Jannacci, Testori, Gaber. Le periferie del nostro cuore

Redazione Web

Jannacci, Testori, Gaber. Le periferie del nostro cuore

Tre protagonisti della vita culturale del Paese che hanno dato voce alle tante periferie di Milano

Rimini, 21 agosto 2023 – Tre grandi anime legate da tre anniversari significativi: i cento anni dalla nascita di
Giovanni Testori, i venti e i dieci dalla morte di Giorgio Gaber ed Enzo Jannacci. Ma c’è un altro
denominatore comune che unisce queste figure: hanno vissuto da dentro e dato voce alle tante periferie di
Milano. All’interno del convegno “Jannacci, Testori, Gaber. Le periferie del nostro cuore”, moderato dal
giornalista Massimo Bernardini, il musicista Paolo Jannacci e il giornalista di Casa Testori Associazione
Culturale Giuseppe Frangi hanno portato il ricordo della loro amicizia con questi tre grandi milanesi.

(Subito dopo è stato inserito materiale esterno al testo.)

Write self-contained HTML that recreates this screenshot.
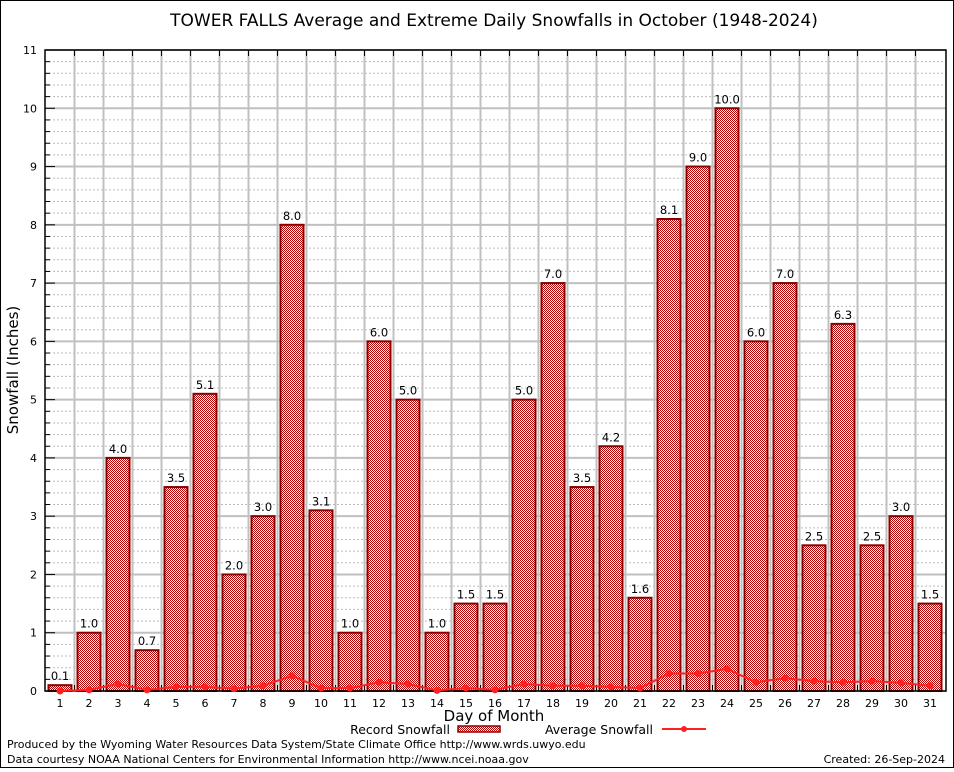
<!DOCTYPE html>
<html><head><meta charset="utf-8"><style>
body{margin:0;background:#fff;font-family:"DejaVu Sans","Liberation Sans",sans-serif}
svg text{font-family:"DejaVu Sans","Liberation Sans",sans-serif}
</style></head><body>
<svg id="c" width="954" height="768" viewBox="0 0 954 768">
<defs>
<pattern id="chk" width="2" height="2" patternUnits="userSpaceOnUse">
<rect width="2" height="2" fill="#fff"/><rect x="0" y="0" width="1" height="1" fill="#b40000"/><rect x="1" y="1" width="1" height="1" fill="#b40000"/>
</pattern>
</defs>
<rect x="0.5" y="0.5" width="953" height="767" fill="#fff" stroke="#000"/>
<text x="494" y="26" font-size="17" text-anchor="middle">TOWER FALLS Average and Extreme Daily Snowfalls in October (1948-2024)</text>
<g id="plot"></g>
<text x="18" y="370" font-size="15" text-anchor="middle" transform="rotate(-90 18 370)">Snowfall (Inches)</text>
<text x="494" y="721" font-size="15" text-anchor="middle">Day of Month</text>
<g>
<text x="450" y="734" font-size="12.5" text-anchor="end">Record Snowfall</text>
<rect x="458" y="726" width="42" height="6" fill="url(#chk)" stroke="#8b0000" stroke-width="1.5"/>
<text x="653" y="734" font-size="12.5" text-anchor="end">Average Snowfall</text>
<line x1="662" y1="729" x2="706" y2="729" stroke="#ff2020" stroke-width="2"/>
<circle cx="684" cy="729" r="3" fill="#ff2020"/>
</g>
<text x="7" y="748" font-size="11">Produced by the Wyoming Water Resources Data System/State Climate Office http://www.wrds.uwyo.edu</text>
<text x="7" y="763" font-size="11">Data courtesy NOAA National Centers for Environmental Information http://www.ncei.noaa.gov</text>
<text x="945" y="763" font-size="11" text-anchor="end">Created: 26-Sep-2024</text>
</svg>
<script>
const days=[1,2,3,4,5,6,7,8,9,10,11,12,13,14,15,16,17,18,19,20,21,22,23,24,25,26,27,28,29,30,31];
const recordSnow=[0.1,1.0,4.0,0.7,3.5,5.1,2.0,3.0,8.0,3.1,1.0,6.0,5.0,1.0,1.5,1.5,5.0,7.0,3.5,4.2,1.6,8.1,9.0,10.0,6.0,7.0,2.5,6.3,2.5,3.0,1.5];
const avgSnow=[0.0,0.02,0.12,0.02,0.07,0.07,0.04,0.09,0.26,0.05,0.05,0.15,0.12,0.01,0.05,0.02,0.12,0.09,0.09,0.07,0.05,0.3,0.3,0.38,0.15,0.22,0.17,0.15,0.17,0.14,0.09];
const yTicks=[0,1,2,3,4,5,6,7,8,9,10,11];
const NS="http://www.w3.org/2000/svg";
const L=45,R=946,T=50,B=691;
const X=d=>60+(d-1)*29;
const Y=v=>B-(v/11)*(B-T);
const g=document.getElementById('plot');
function mk(t,a,p){const e=document.createElementNS(NS,t);for(const k in a)e.setAttribute(k,a[k]);(p||g).appendChild(e);return e;}
const bg=mk('rect',{x:L,y:T,width:R-L,height:B-T,fill:'#fff'});


for(let v=0;v<11;v+=0.2){const y=Y(v);mk('line',{x1:L,x2:R,y1:y,y2:y,stroke:'#bbb','stroke-dasharray':'2,2','stroke-width':1});}
yTicks.forEach(v=>{const y=Y(v);
const gl=mk('line',{x1:L,x2:R,y1:y,y2:y,stroke:'#c0c0c0','stroke-width':2});


const t=mk('text',{x:L-8,y:y+4,'font-size':11,'text-anchor':'end','font-family':'Liberation Serif,serif'});t.textContent=v;


for(let k=1;k<5&&v<11;k++){mk('line',{x1:L,x2:L+5,y1:Y(v+k*0.2),y2:Y(v+k*0.2),stroke:'#000'});}
mk('line',{x1:L,x2:L+10,y1:y,y2:y,stroke:'#000'});
});
days.forEach((d,i)=>{if(i<days.length-1){const x=X(d)+14.5;
const vl=mk('line',{x1:x,x2:x,y1:T,y2:B,stroke:'#c0c0c0','stroke-width':2});


mk('line',{x1:x,x2:x,y1:T,y2:T+6,stroke:'#000'});mk('line',{x1:x,x2:x,y1:B,y2:B-6,stroke:'#000'});}});
days.forEach((d,i)=>{const v=recordSnow[i];const x=X(d);
const b=mk('rect',{x:x-11.5,y:Y(v),width:23,height:B-Y(v),fill:'url(#chk)',stroke:'#8b0000','stroke-width':2});


const t=mk('text',{x:x,y:Y(v)-5,'font-size':11.5,'text-anchor':'middle'});t.textContent=v.toFixed(1);


const xl=mk('text',{x:x,y:B+16,'font-size':11,'text-anchor':'middle','font-family':'Liberation Serif,serif'});xl.textContent=d;


});
const ax=mk('rect',{x:L,y:T,width:R-L,height:B-T,fill:'none',stroke:'#000','stroke-width':1.5});


const pl=mk('polyline',{points:days.map((d,i)=>X(d)+','+Y(avgSnow[i])).join(' '),fill:'none',stroke:'#ff2020','stroke-width':2});


days.forEach((d,i)=>{const c=mk('circle',{cx:X(d),cy:Y(avgSnow[i]),r:3.5,fill:'#ff2020'});

});
</script>
</body></html>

Tre
assenze diventate presenze grazie alle splendide voci della musicista Andrea Mirò e dell’attore Michele
Maccagno.
“Un giorno come un altro…”. Ma non è un giorno come un altro quello che si è chiuso sul palco di Sala Neri,
al Meeting per l’amicizia fra i popoli. La voce profonda e calda di Andrea Mirò interpreta magistralmente
una piccola e dimenticata canzone di Giorgio Gaber e Renato Angiolini del 1964. “La gente passa e va…”,
ma in tanti non riescono ad entrare nella sala gremita. “E la città non lo sa…”.
Il racconto della periferia, intesa come autentico cuore della città, è stato importante per Jannacci, Testori e
Gaber. Tutti e tre hanno amato profondamente Milano e le sue periferie, le contraddizioni, i vuoti, le ferite.

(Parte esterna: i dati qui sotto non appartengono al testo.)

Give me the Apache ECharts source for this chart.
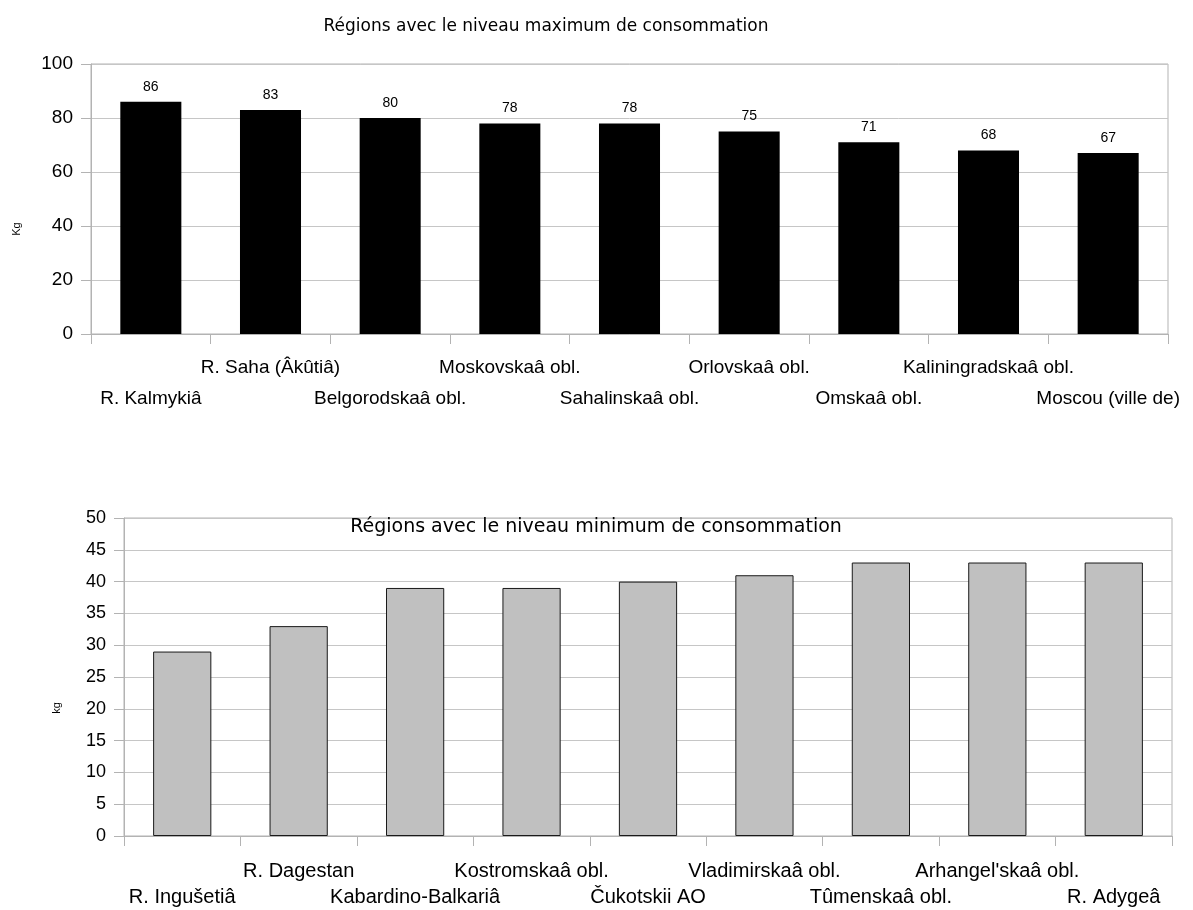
<!DOCTYPE html>
<html>
<head>
<meta charset="utf-8">
<script src="https://cdn.jsdelivr.net/npm/echarts@6/dist/echarts.min.js"></script>
<style>html,body{margin:0;padding:0;background:#fff}#c{width:1193px;height:910px}</style>
</head>
<body>
<div id="c"></div>
<script>
var maxCategories = ["R. Kalmykiâ", "R. Saha (Âkûtiâ)", "Belgorodskaâ obl.", "Moskovskaâ obl.", "Sahalinskaâ obl.", "Orlovskaâ obl.", "Omskaâ obl.", "Kaliningradskaâ obl.", "Moscou (ville de)"];
var maxValues = [86, 83, 80, 78, 78, 75, 71, 68, 67];
var minCategories = ["R. Ingušetiâ", "R. Dagestan", "Kabardino-Balkariâ", "Kostromskaâ obl.", "Čukotskii AO", "Vladimirskaâ obl.", "Tûmenskaâ obl.", "Arhangel'skaâ obl.", "R. Adygeâ"];
var minValues = [29, 33, 39, 39, 40, 41, 43, 43, 43];
var titleMax = "Régions avec le niveau maximum de consommation";
var titleMin = "Régions avec le niveau minimum de consommation";

var FONT = "Liberation Sans";
var chart = echarts.init(document.getElementById('c'), null, {renderer: 'canvas'});
function stagger(v, i) { return i % 2 === 1 ? v : '\n' + v; }
var gridLine = '#c6c6c6';
var axisCol = '#b3b3b3';

chart.setOption({
  animation: false,
  backgroundColor: '#ffffff',
  textStyle: {fontFamily: FONT, color: '#000'},
  title: [
    {text: titleMax, left: 541, top: 13, textAlign: 'center',
     textStyle: {fontFamily: 'DejaVu Sans', fontSize: 17, fontWeight: 'normal', color: '#000'}},
    {text: titleMin, left: 591, top: 513, textAlign: 'center',
     textStyle: {fontFamily: 'DejaVu Sans', fontSize: 19, fontWeight: 'normal', color: '#000'}}
  ],
  graphic: [
    {type: 'text', x: 17, y: 229, rotation: Math.PI / 2,
     style: {text: 'Kg', fontFamily: FONT, fontSize: 11, fill: '#000', align: 'center', verticalAlign: 'middle'}},
    {type: 'text', x: 57, y: 708, rotation: Math.PI / 2,
     style: {text: 'kg', fontFamily: FONT, fontSize: 11, fill: '#000', align: 'center', verticalAlign: 'middle'}}
  ],
  grid: [
    {left: 91, top: 64, width: 1077, height: 270, show: true, borderColor: axisCol, borderWidth: 1, backgroundColor: 'transparent'},
    {left: 124, top: 518, width: 1048, height: 320, show: true, borderColor: axisCol, borderWidth: 1, backgroundColor: 'transparent'}
  ],
  xAxis: [
    {type: 'category', gridIndex: 0, data: maxCategories, boundaryGap: true,
     axisLine: {lineStyle: {color: axisCol}},
     axisTick: {show: true, interval: 0, length: 10, lineStyle: {color: axisCol}},
     axisLabel: {interval: 0, margin: 18, fontSize: 19, lineHeight: 31, color: '#000', fontFamily: FONT, formatter: stagger, hideOverlap: false}},
    {type: 'category', gridIndex: 1, data: minCategories, boundaryGap: true,
     axisLine: {lineStyle: {color: axisCol}},
     axisTick: {show: true, interval: 0, length: 10, lineStyle: {color: axisCol}},
     axisLabel: {interval: 0, margin: 22, fontSize: 20, lineHeight: 26, color: '#000', fontFamily: FONT, formatter: stagger, hideOverlap: false}}
  ],
  yAxis: [
    {type: 'value', gridIndex: 0, min: 0, max: 100, interval: 20,
     axisLine: {show: true, lineStyle: {color: axisCol}},
     axisTick: {show: true, length: 10, lineStyle: {color: axisCol}},
     splitLine: {show: true, lineStyle: {color: gridLine}},
     axisLabel: {fontSize: 19, margin: 18, color: '#000', fontFamily: FONT}},
    {type: 'value', gridIndex: 1, min: 0, max: 50, interval: 5,
     axisLine: {show: true, lineStyle: {color: axisCol}},
     axisTick: {show: true, length: 10, lineStyle: {color: axisCol}},
     splitLine: {show: true, lineStyle: {color: gridLine}},
     axisLabel: {fontSize: 18, margin: 18, color: '#000', fontFamily: FONT}}
  ],
  series: [
    {type: 'bar', xAxisIndex: 0, yAxisIndex: 0, data: maxValues, barWidth: '51%',
     itemStyle: {color: '#000'},
     label: {show: true, position: 'top', distance: 8, fontSize: 14, color: '#000', fontFamily: FONT}},
    {type: 'bar', xAxisIndex: 1, yAxisIndex: 1, data: minValues, barWidth: '50%',
     itemStyle: {color: '#c0c0c0', borderColor: '#1a1a1a', borderWidth: 1}}
  ]
});
</script>
</body>
</html>
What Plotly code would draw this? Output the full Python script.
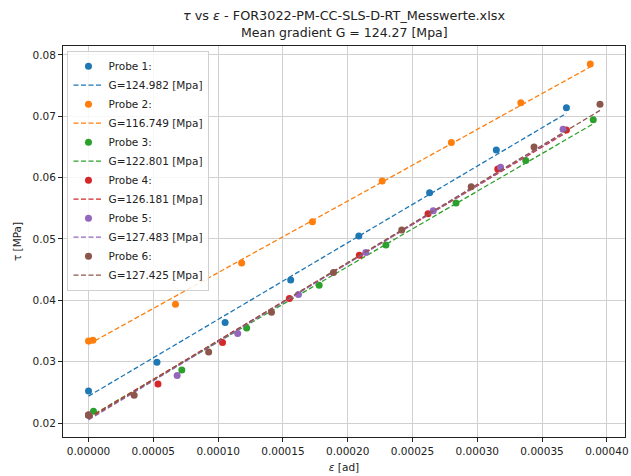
import numpy as np
import plotly.graph_objects as go

# ---- data ----
probe_names = ["Probe 1:", "Probe 2:", "Probe 3:", "Probe 4:", "Probe 5:", "Probe 6:"]
g_values = [124.982, 116.749, 122.801, 126.181, 127.483, 127.425]
mean_gradient = 124.27

eps1 = [0, 0.0000528, 0.0001054, 0.000156, 0.0002086, 0.0002632, 0.0003147, 0.0003688]
tau1 = [0.02522, 0.0299, 0.03638, 0.04333, 0.0505, 0.05752, 0.06449, 0.07139]

eps2 = [0, 0.0000034, 0.0000671, 0.0001182, 0.0001728, 0.0002266, 0.00028, 0.0003336, 0.0003872]
tau2 = [0.03338, 0.0335, 0.03936, 0.0461, 0.0528, 0.05943, 0.06574, 0.0722, 0.07851]

eps3 = [0, 0.0000038, 0.000072, 0.000122, 0.000178, 0.0002295, 0.0002836, 0.0003374, 0.0003895]
tau3 = [0.0213, 0.0219, 0.02865, 0.0355, 0.04246, 0.0490, 0.05584, 0.0628, 0.06943]

eps4 = [0, 0.0000536, 0.0001034, 0.000155, 0.000209, 0.000262, 0.0003158, 0.0003688]
tau4 = [0.0213, 0.02636, 0.03312, 0.0403, 0.04736, 0.0541, 0.0614, 0.06775]

eps5 = [0, 0.0000684, 0.0001151, 0.000162, 0.000214, 0.000266, 0.000318, 0.0003662]
tau5 = [0.0213, 0.02773, 0.03458, 0.04095, 0.0478, 0.0546, 0.0617, 0.0679]

eps6 = [0, 0.0000352, 0.0000927, 0.0001412, 0.000189, 0.0002417, 0.0002953, 0.0003438, 0.0003947]
tau6 = [0.02126, 0.02452, 0.03158, 0.03806, 0.04453, 0.05144, 0.0585, 0.065, 0.07194]

title_line1 = "<i>τ</i> vs <i>ε</i> - FOR3022-PM-CC-SLS-D-RT_Messwerte.xlsx"
title_line2 = f"Mean gradient G = {mean_gradient:.2f} [Mpa]"

colors = ["#1f77b4", "#ff7f0e", "#2ca02c", "#d62728", "#9467bd", "#8c564b"]

eps_all = [eps1, eps2, eps3, eps4, eps5, eps6]
tau_all = [tau1, tau2, tau3, tau4, tau5, tau6]

FONT = "DejaVu Sans"
TXT = "#222"
fig = go.Figure()

for name, g, ex, ty, c in zip(probe_names, g_values, eps_all, tau_all, colors):
    ex = np.array(ex)
    ty = np.array(ty)
    b = float(np.mean(ty - g * ex))
    xl = np.array([ex.min(), ex.max()])
    fig.add_trace(go.Scatter(x=ex, y=ty, mode="markers", name=name,
                             marker=dict(color=c, size=7)))
    fig.add_trace(go.Scatter(x=xl, y=g * xl + b, mode="lines",
                             name=f"G={g:.3f} [Mpa]",
                             line=dict(color=c, width=1.3, dash="5px,2.5px")))

fig.update_layout(
    width=631, height=476,
    margin=dict(l=63, r=3, t=46, b=39),
    paper_bgcolor="white", plot_bgcolor="white",
    font=dict(family=FONT, size=10.5, color=TXT),
    showlegend=True,
    legend=dict(x=0.008, y=0.988, xanchor="left", yanchor="top",
                bgcolor="rgba(255,255,255,0.85)", bordercolor="#d0d0d0", borderwidth=1,
                font=dict(size=10.5, family=FONT), tracegroupgap=0),
    annotations=[
        dict(text=title_line1, xref="paper", yref="paper", x=0.5, y=1 + 31 / 391,
             xanchor="center", yanchor="middle", showarrow=False,
             font=dict(size=12.8, family=FONT, color=TXT)),
        dict(text=title_line2, xref="paper", yref="paper", x=0.5, y=1 + 14 / 391,
             xanchor="center", yanchor="middle", showarrow=False,
             font=dict(size=12.5, family=FONT, color=TXT)),
    ],
)
fig.update_xaxes(range=[-0.0000197, 0.000414], tick0=0, dtick=0.00005, tickformat=".5f",
                 showgrid=True, gridcolor="#d0d0d0", gridwidth=1, zeroline=False,
                 showline=True, linecolor=TXT, linewidth=1, mirror=True,
                 ticks="outside", ticklen=4, tickcolor=TXT, ticklabeloverflow="allow",
                 title=dict(text="<i>ε</i> [ad]", standoff=8, font=dict(size=10.5)))
fig.update_yaxes(range=[0.01772, 0.08145], tick0=0, dtick=0.01, tickformat=".2f",
                 showgrid=True, gridcolor="#d0d0d0", gridwidth=1, zeroline=False,
                 showline=True, linecolor=TXT, linewidth=1, mirror=True,
                 ticks="outside", ticklen=4, tickcolor=TXT,
                 title=dict(text="τ [MPa]", standoff=8, font=dict(size=10.5)))

fig.write_html("out.html", config={"displayModeBar": False},
               post_script="document.body.style.margin='0px';")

Giovanni Testori viene da una condizione borghese, da una famiglia di industriali tessili che a Novate
Milanese – un piccolo paese immediatamente alle porte di Milano – ha la fabbrica. «La vocazione di Tesori
artista è molto precoce e nasce dalle periferie», esordisce Frangi. «I suoi romanzi li scriveva o nei bar o sui
tram». Tutti i giorni con il treno attraversava la periferia ritratta nei suoi testi – Maccagno offre un assaggio
eloquente tratto da “Il fabbricone – e lo faceva con la capacità di farsi amico di questa popolazione
immedesimandosi nei suoi abitanti, senza mai darne una visione patetica, accogliendo le contraddizioni, i
drammi, anche l’infamia che alcuni personaggi hanno dentro.

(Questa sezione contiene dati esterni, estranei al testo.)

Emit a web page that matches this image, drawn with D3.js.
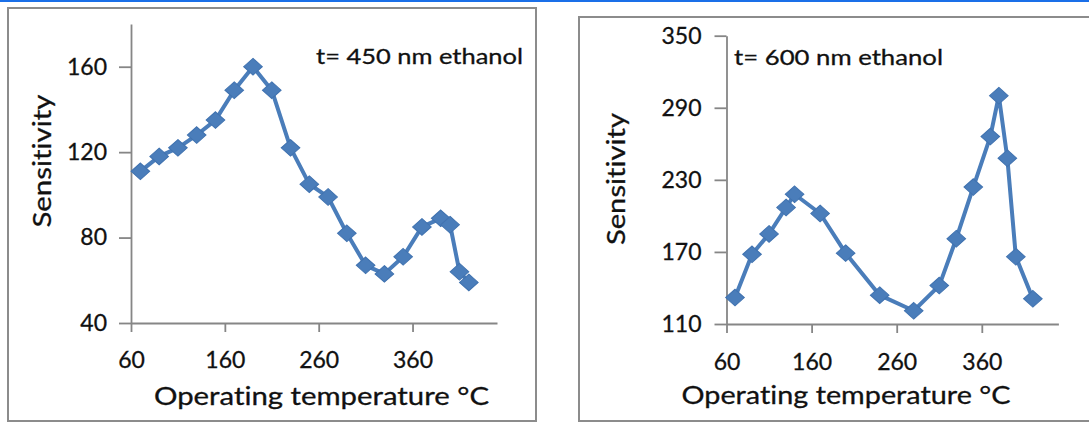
<!DOCTYPE html>
<html>
<head>
<meta charset="utf-8">
<script src="https://cdn.jsdelivr.net/npm/d3@7"></script>
<style>
  body { margin: 0; background: #fff; }
  svg { display: block; font-family: Lato, "Open Sans", sans-serif; font-variant-ligatures: none; }
</style>
</head>
<body>
<svg id="chart" width="1089" height="423"></svg>
<script>
// data
var temps450 = [70, 90, 110, 130, 150, 170, 190, 210, 230, 250, 270, 290, 310, 330, 350, 370, 390, 400, 410, 420];
var sens450  = [111, 118, 122, 128, 135, 149, 160, 149, 122, 105, 99, 82, 67, 63, 71, 85, 89, 86, 64, 59];

var temps600 = [70, 90, 110, 130, 140, 170, 200, 240, 280, 310, 330, 350, 370, 380, 390, 400, 420];
var sens600  = [132, 168, 185, 207, 218, 202, 169, 134, 121, 142, 181, 224, 266, 300, 248, 166, 131];

var xTicks = [60, 160, 260, 360];
var yTicks450 = [40, 80, 120, 160];
var yTicks600 = [110, 170, 230, 290, 350];

var xTitle = "Operating temperature \u00B0C";
var yTitle = "Sensitivity";
var label450 = "t= 450 nm ethanol";
var label600 = "t= 600 nm ethanol";

var lineColor = "#4a7dba";
var axisColor = "#868686";
var textColor = "#111";

var svg = d3.select("#chart");

// thin blue rule across the top
svg.append("rect").attr("x", 0).attr("y", 0).attr("width", 1089).attr("height", 2).attr("fill", "#1a6fe8");

function drawPanel(p) {
    // frame
    svg.append("rect")
        .attr("x", p.box[0]).attr("y", p.box[1])
        .attr("width", p.box[2]).attr("height", p.box[3])
        .attr("fill", "none").attr("stroke", "#8c8c8c").attr("stroke-width", 2);

    var x = d3.scaleLinear().domain([60, 450]).range(p.xr);
    var y = d3.scaleLinear().domain(p.yd).range(p.yr);

    var yAxis = d3.axisLeft(y).tickValues(p.yTicks).tickSizeInner(12).tickSizeOuter(0).tickPadding(p.yPad);
    var xAxis = d3.axisBottom(x).tickValues(xTicks).tickSizeInner(9).tickSizeOuter(0).tickPadding(p.xPad);

    var gy = svg.append("g").attr("transform", "translate(" + p.xr[0] + ",0)").call(yAxis);
    var gx = svg.append("g").attr("transform", "translate(0," + p.yr[0] + ")").call(xAxis);

    [gx, gy].forEach(function(g) {
        g.select(".domain").attr("stroke", axisColor).attr("stroke-width", 1.8);
        g.selectAll(".tick line").attr("stroke", axisColor).attr("stroke-width", 1.8);
        g.selectAll(".tick text").attr("fill", textColor)
            .attr("stroke", textColor).attr("stroke-width", 0.3)
            .style("font-family", "Lato, sans-serif").style("font-size", "23px");
    });

    var pts = p.xs.map(function(t, i) { return [t, p.ys[i]]; });

    svg.append("path")
        .datum(pts)
        .attr("fill", "none")
        .attr("stroke", lineColor)
        .attr("stroke-width", 4)
        .attr("stroke-linejoin", "round")
        .attr("d", d3.line().x(function(d) { return x(d[0]); }).y(function(d) { return y(d[1]); }));

    var diamond = d3.symbol().type(d3.symbolDiamond2).size(175);
    svg.append("g").selectAll("path")
        .data(pts)
        .enter()
        .append("path")
        .attr("d", diamond)
        .attr("transform", function(d) { return "translate(" + x(d[0]) + "," + y(d[1]) + ") scale(1.12,1)"; })
        .attr("fill", lineColor)
        .attr("stroke", "#4173b0")
        .attr("stroke-width", 1);

    // axis titles and annotation
    svg.append("text")
        .attr("x", p.xTitle[0]).attr("y", p.xTitle[1])
        .attr("textLength", p.xTitle[2]).attr("lengthAdjust", "spacingAndGlyphs")
        .attr("fill", textColor).attr("stroke", textColor).attr("stroke-width", 0.3)
        .style("font-size", "25px")
        .text(xTitle);

    svg.append("text")
        .attr("transform", "translate(" + p.yTitle[0] + "," + p.yTitle[1] + ") rotate(-90)")
        .attr("text-anchor", "middle")
        .attr("textLength", p.yTitle[2]).attr("lengthAdjust", "spacingAndGlyphs")
        .attr("fill", textColor).attr("stroke", textColor).attr("stroke-width", 0.3)
        .style("font-size", "25px")
        .text(yTitle);

    svg.append("text")
        .attr("x", p.note[0]).attr("y", p.note[1])
        .attr("textLength", p.note[2]).attr("lengthAdjust", "spacingAndGlyphs")
        .attr("fill", textColor).attr("stroke", textColor).attr("stroke-width", 0.3)
        .style("font-size", "22px")
        .text(p.noteText);
}

drawPanel({
    box: [8, 8, 528, 413],
    xr: [131, 497], yd: [40, 180], yr: [323, 24],
    yTicks: yTicks450, yPad: 12, xPad: 20,
    xs: temps450, ys: sens450,
    xTitle: [154, 405, 335],
    yTitle: [51, 161, 133],
    note: [316, 64, 207], noteText: label450
});

drawPanel({
    box: [579, 17, 520, 404],
    xr: [726.5, 1058.4], yd: [110, 350], yr: [324, 35.7],
    yTicks: yTicks600, yPad: 13, xPad: 21,
    xs: temps600, ys: sens600,
    xTitle: [681.5, 404, 329],
    yTitle: [625, 179, 132],
    note: [734, 65, 209], noteText: label600
});
</script>
</body>
</html>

Paolo Jannacci ricorda il padre e Giorgio Gaber: «Erano due disgraziati, però, che disgraziati!». Due corsari,
due matti. Al Famedio, dove è sepolto – all’interno del Cimitero Monumentale a Milano è il luogo destinato
a celebrazione e ricordo dei milanesi che hanno reso illustre la città e l'Italia – la lapide recita “Enzo
Jannacci, medico e artista”. «È la sintesi di quello che è stato mio padre. Lui scherzava sul fatto di essere un
saltimbanco, anche se sentiva di aver fatto qualcosa per il momento artistico nazionale. Ma la vocazione di
cercare di aiutare gli altri come medico era la cosa che lo emozionava di più e lo faceva sentire più leggero.
Chi cercava aiuto era chi viveva nelle periferie e il papà si sentiva più pronto verso questa fascia di
popolazione relegata in un angolo. Il pathos nasceva in periferia, le idee nascevano lì. In centro ci arrivavi
con le cose fatte». Poi Jannacci si mette al piano e interpreta i due brani di un 45 giri del 1964: “Ti te se no”
– “Tu non lo sai, perché non vai mica in giro… Che bello che dev’essere fare i signori… !” – e “El purtava i
scarp del tennis”.
L’approccio con la periferia porta questi grandi creativi a un coraggio sperimentale. Provano ad
avventurarsi nell’invenzione di una nuova lingua per portare l’umanità della periferia dentro i testi.
Maccagno ne dà testimonianza portando sul palco del Meeting un pezzo tratto da “sdisOrèA”, l’Oreste
brianzolo di Giovanni Testori. Infine, Mirò con pianoforte e voce riporta tutto al punto di partenza: “Come è
bella la città” di Gaber, un’altra lettura della città come luogo paradossale. “Se tu vuoi farti una vita, devi
venire in città”. Piccolo extra a grande richiesta di un pubblico attento, commosso e grato: “Tintarella di
luna” a due voci (Mirò e Jannacci) e tre mani. Uno spettacolo di amicizia da riguardare e rigustare.